- Born: May 10, 1976
- Known for: Ceramic Art, Installation Art

= Ian F. Thomas =

American sculptor

Ian F. Thomas (born 1976) is an American installation artist formally trained in ceramics. He currently lives and works in Slippery Rock, Pennsylvania and is an Assistant Professor of Art at Allegheny College.

==Early life and education==
Ian F. Thomas was raised in Western Pennsylvania where he spent much of his time on a family farm. It is here where Thomas first became interested in objects and the notion of art as a form of play. The coupling of this rural setting with a sense of childhood imagination has become a foundation for much of Thomas' artistic investigations to this day.

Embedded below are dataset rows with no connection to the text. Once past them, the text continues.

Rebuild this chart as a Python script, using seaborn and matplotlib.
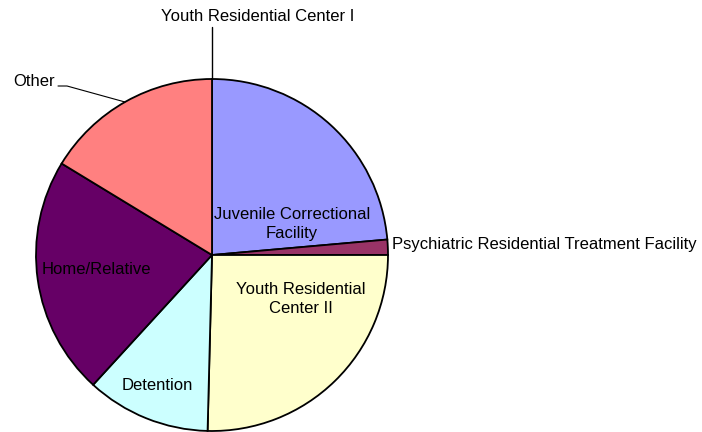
import matplotlib
matplotlib.use("Agg")
import matplotlib.pyplot as plt
import seaborn as sns

categories = ["Youth Residential Center I", "Juvenile Correctional\nFacility",
              "Psychiatric Residential Treatment Facility", "Youth Residential\nCenter II",
              "Detention", "Home/Relative", "Other"]
values = [0.0, 23.6, 1.4, 25.4, 11.4, 21.9, 16.3]
colors = ["#FFFFFF", "#9999FF", "#993366", "#FFFFCC", "#CCFFFF", "#660066", "#FF8080"]

sns.set_style("white")
plt.rcParams['font.family'] = ['Liberation Sans', 'DejaVu Sans']
plt.rcParams['text.color'] = 'black'

fig = plt.figure(figsize=(7.02, 4.32), dpi=100)
ax = fig.add_axes([36/702, 1/432, 352/702, 352/432])
ax.pie(values, colors=sns.color_palette(colors), startangle=90, counterclock=False,
       radius=1.0, wedgeprops=dict(edgecolor="black", linewidth=1.3))
ax.set_xlim(-1, 1)
ax.set_ylim(-1, 1)
ax.set_aspect("equal")
ax.axis("off")

def d(px, py):
    return ((px - 212) / 176, (255 - py) / 176)

fs = 12
# top zero slice label
ax.plot([0, 0], [1, d(0, 27)[1]], color="black", lw=1, clip_on=False)
x, y = d(258, 16)
ax.text(x, y, categories[0], ha="center", va="center", fontsize=fs, color="black", clip_on=False)
# Other label and leader
p1 = d(58, 86); p2 = d(67, 86); p3 = d(125, 102)
ax.plot([p1[0], p2[0], p3[0]], [p1[1], p2[1], p3[1]], color="black", lw=0.8, clip_on=False)
x, y = d(55, 81)
ax.text(x, y, categories[6], ha="right", va="center", fontsize=fs, color="black", clip_on=False)
# Psychiatric
x, y = d(392, 244)
ax.text(x, y, categories[2], ha="left", va="center", fontsize=fs, color="black", clip_on=False)
# Inside labels
for lab, (px, py) in [(categories[1], (292, 224)), (categories[3], (301, 299)),
                      (categories[4], (157, 386)), (categories[5], (96, 270))]:
    x, y = d(px, py)
    ax.text(x, y, lab, ha="center", va="center", fontsize=fs, color="black", linespacing=1.4)

fig.savefig("out.png", dpi=100)
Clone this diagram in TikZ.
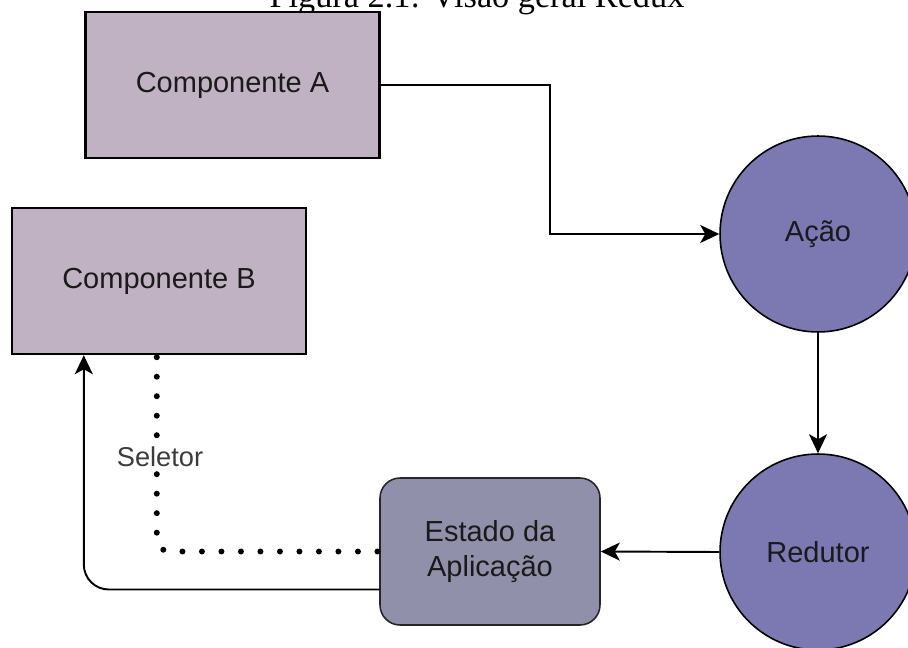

In 1999, Thomas received his bachelor's degree from Slippery Rock University. During this time, he also studied at The Academy of Fine Art and Design in Bratislava, Slovakia. After graduating, He became a studio assistant to ceramic artist Edward Eberle. Thomas has also worked with James Watkins, Von Venhuizen, and Juan Granados at Texas Tech University where he received his MFA in 2006.

==Career==
Since 2007, Thomas has been an active ceramic arts demonstrator across the country. He has lectured and given demonstrations at Cornell University, East Carolina University, and The Jingdezhen Ceramic Institute, among others. He has also been an active force in experimental collaboration within the fine art world.

In 2009, Thomas founded the Culture Laboratory Collective, a group of twelve artists from across the country who all work with ideas of social cohesion without conforming their own personal aesthetics. The Culture Laboratory Collective has worked with contemporary art critics such as Ben Lewis and Noah Simblist. It has conducted exhibitions at locations such as The Nave Museum, in Victoria, Texas as well as in Jingdezhen, Beijing, and Shanghai, China.

Thomas has exhibited work internationally and appeared in numerous publications. In 2010, Thomas exhibited a performative installation entitled "The Ergonomics of Futility" with photographer, Shreepad Joglekar, at RO2 Gallery in Dallas, Texas. In 2012, he exhibited a collaborative piece, created with artist Ryder Richards, at the 2012 NCECA Invitational Exhibition, located at The Bellevue Arts Museum in Washington.